Zuletzt 
          sichtete man das umtriebige Kronos Quartet in Mexiko. Dort spielten 
          sie ihr Album "Nuevo" ein. Anschließend machten sie 
          sich auf die Reise zur gegenüberliegenden Seite des Globus: Indien. 
          Die Strecke ist symptomatisch für das Quartett und seine "furchtlose 
          musikalische Pioniertätigkeit" (Pressetext): Kein Weg ist 
          weit genug, kein Experiment ist zu exotisch, keine Herausforderung ist 
          zu herausfordernd.  
          Mit 
            "You've stolen my heart" setzen David Harrington und John 
            Sherba (Violine), Hank Dutt (Viola) und Jennifer Culp (Cello) nun 
            dem indischen Filmkomponisten Rahul Dev Burman ein Denkmal. Burman 
            gehört zu den bedeutendsten Soundtrack-Komponisten des so genannten 
            Bollywood-Kinos. Mehr als 330 Filme unterlegte der 1994 verstorbene 
            Burman mit seiner Musik. 
          Zwölf 
            seiner Kompositionen wählte das Kronos Quartet für seine 
            Hommage aus. Darüber hinaus gelang es ihnen, Burmans Ehefrau 
            als Partnerin zu gewinnen. Asha Bhosle, deren Name in Europa vermutlich 
            nur Szenekennern ein Begriff ist, ist in ihrer Heimat eine lebende 
            Legende. Mit 20.000 Liedern (in 19 Sprachen) gilt sie als meistaufgenommene 
            Vokalistin der Welt. Das indische Pendant zum Oscar erhielt sie acht 
            Mal, darüber hinaus u.a. den Grammy und den BBC Lifetime Achievement 
            Award. 
          Neben 
            Asha Bhosle verpflichtete das Kronos Quartett den indischen Percussionisten 
            Zakir Hussain und die Chinesin Wu Man, eine Virtuosin der Pipa, der 
            chinesischen Laute. Die verschiedenen Zutaten (nach einer indischen 
            Gewürzzubereitung spricht das Kronos Quartett augenzwinkernd 
            von einer "musikalischen Masala") werden gewohnt souverän 
            und mit sensiblem Gespür für Stimmungen miteinander verwoben. 

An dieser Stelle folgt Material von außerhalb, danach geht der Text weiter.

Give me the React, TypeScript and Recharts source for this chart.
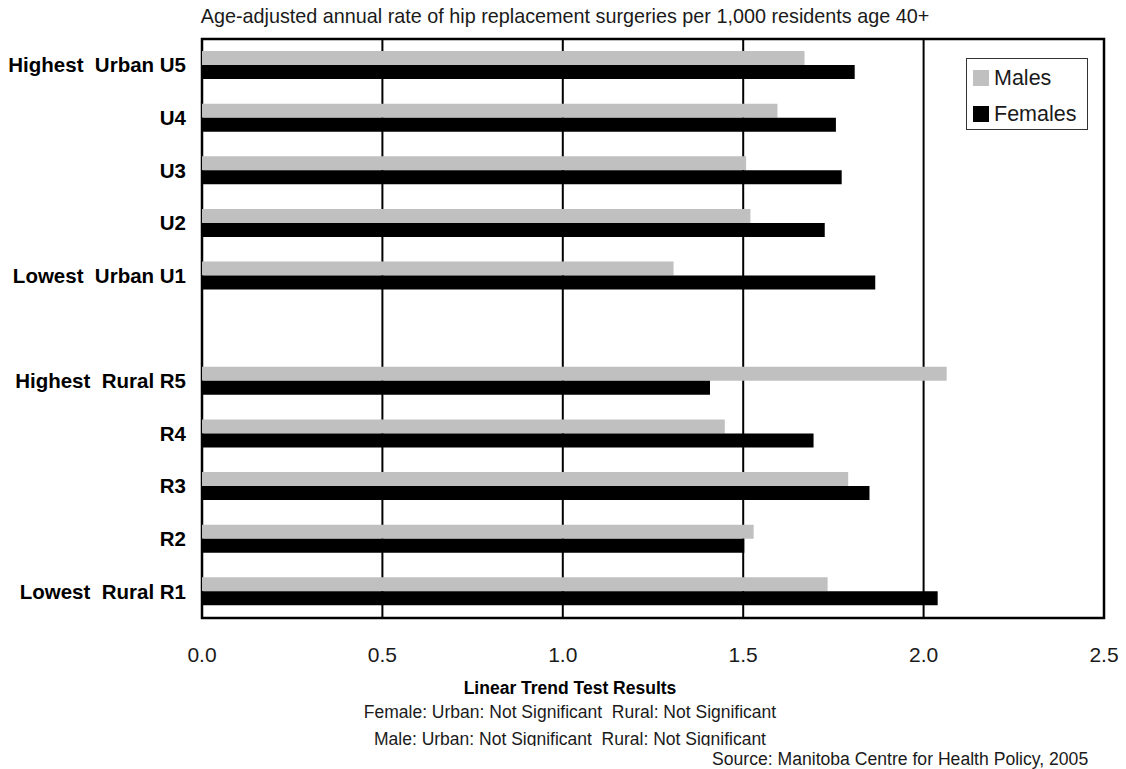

            Virtuose Tablarhythmen kontrastieren elegische Streichersätze, 
            untermalt von Elefantenrufen und Monsunregen fangen sie die Atmosphäre 
            der Musik ein. 
          Die 
            Stimme der inzwischen 73-jährigen Asha Bhosle wandelt mit traumwandlerischer 
            Sicherheit und großer Erfahrung zwischen indischen und europäischen 
            Harmonien, und dabei klingt ihre Stimme genauso jugendlich und leicht, 
            wie man es aus Bollywood-Filmen kennt. 
          Das 
            Kronos Quartett hingegen agiert mit der gewohnten Rast- und Ruhelosigkeit, 
            präsentiert sich mal in romantischer Eintracht, um sich kurz 
            darauf in epischer Breite zu einem ganzen Filmorchester auszubreiten 
            - ganz in der Tradition ihres bisherigen Werks, für das ihm - 
            wie gesagt - kein Weg weit genug ist, und kein Experiment zu exotisch. 
            So kann man nur mutmaßen, an welchem Ende der Welt die vier 
            Welt-Musiker demnächst wieder faszinieren werden.